HI Bill
Thinks s/he gets paid by the post
- Joined
- Dec 26, 2017
- Messages
- 2,556
20 years ago, I too, said that the market was broken. At least, it didn't strictly evaluate P/E ratios. The reality is, that mutual funds and ETFs have further allowed destabilization of the markets, further disconnecting each stock's value from the underlying company's performance.That's why I'm 100% convinced this market is broken. We have never seen anything quite like it, and once we're back to Dow 26K (if we ever get there again in my lifetime), I'm selling every last share of stock and funds I own and going 100% cash the rest of my natural life. I want absolutely NOTHING to do with this type of market, because I'm convinced it's not operating in any way like it ever has before - and I no longer want to have anything to do with it.
IF everyone just invested $ regularly, and never panicked, or reacted irrationally to news, it would just go up, and up, and up.
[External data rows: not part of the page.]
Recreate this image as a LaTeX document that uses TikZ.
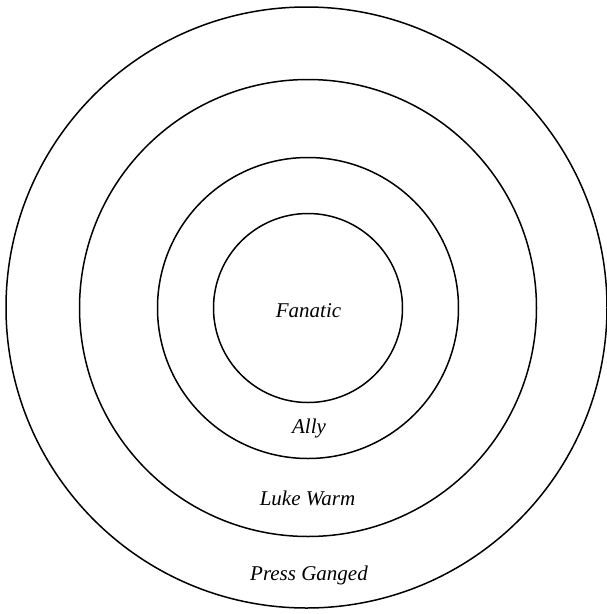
\documentclass[tikz,border=0pt]{standalone}
\usepackage{fontspec}
\setmainfont{Liberation Serif}
\begin{document}
\begin{tikzpicture}[x=1pt,y=-1pt,
  ring/.style={draw=black,line width=1.5pt},
  lbl/.style={anchor=base,font=\fontsize{21}{24}\selectfont\itshape,inner sep=0pt}]
\useasboundingbox (0,0) rectangle (607,614);
\coordinate (c) at (308,308);
\draw[ring] (306.5,307.5) circle[radius=300.5];
\draw[ring] (c) circle[radius=228.5];
\draw[ring] (c) circle[radius=150.5];
\draw[ring] (c) circle[radius=94.5];
\node[lbl] (fan) at (308.5,317) {Fanatic};
\node[lbl] (ally) at (309,433) {Ally};
\node[lbl] (luke) at (307.5,505) {Luke Warm};
\node[lbl] (press) at (309,580) {Press Ganged};
\end{tikzpicture}
\end{document}
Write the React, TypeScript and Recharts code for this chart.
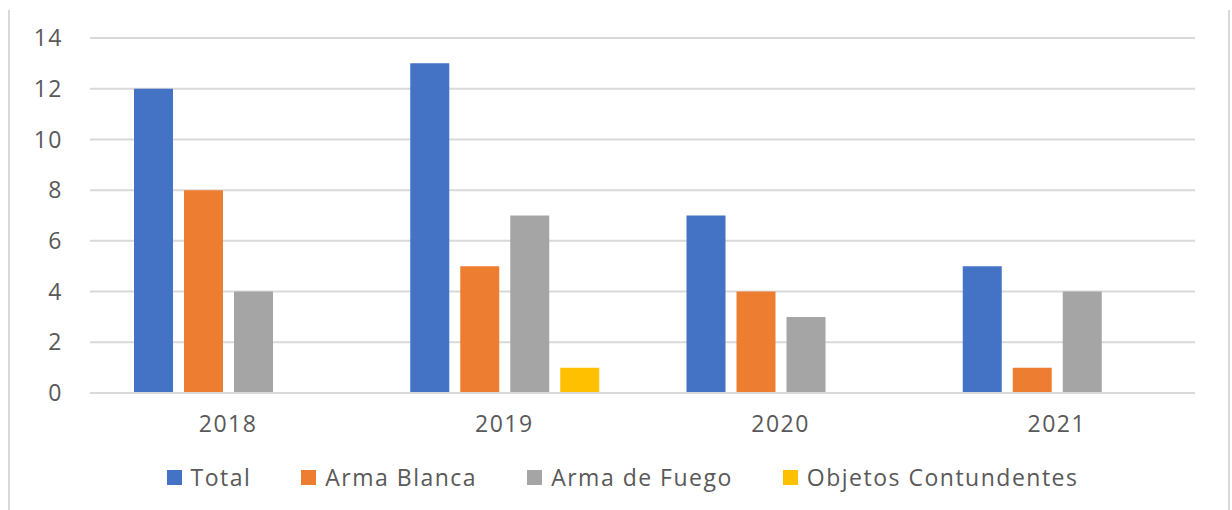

No more recessions. But that isn't the way the world works. The market is driven by fear and greed, high-frequency trading, computer algorithms, short sellers, and short sellers producing bad news to drop stock values. Since you can't accept this, it may be time for you to get out. I gave up long ago on fighthing the system. The only way to average 7% annual gains over the long term is to ingore the noise and invest.
In 2009, I had a doom-and-gloom coworker. He was convinced the markets were doomed and would never recover. He sold his equities at massive losses, making them permanent, bought annuities, and moved from high-cost of living Hawaii, to Texas. He was comfortable with his decision, and no longer had to worry about politics or the markets. Worked for him.
I hope you have a plan to keep up with inflation.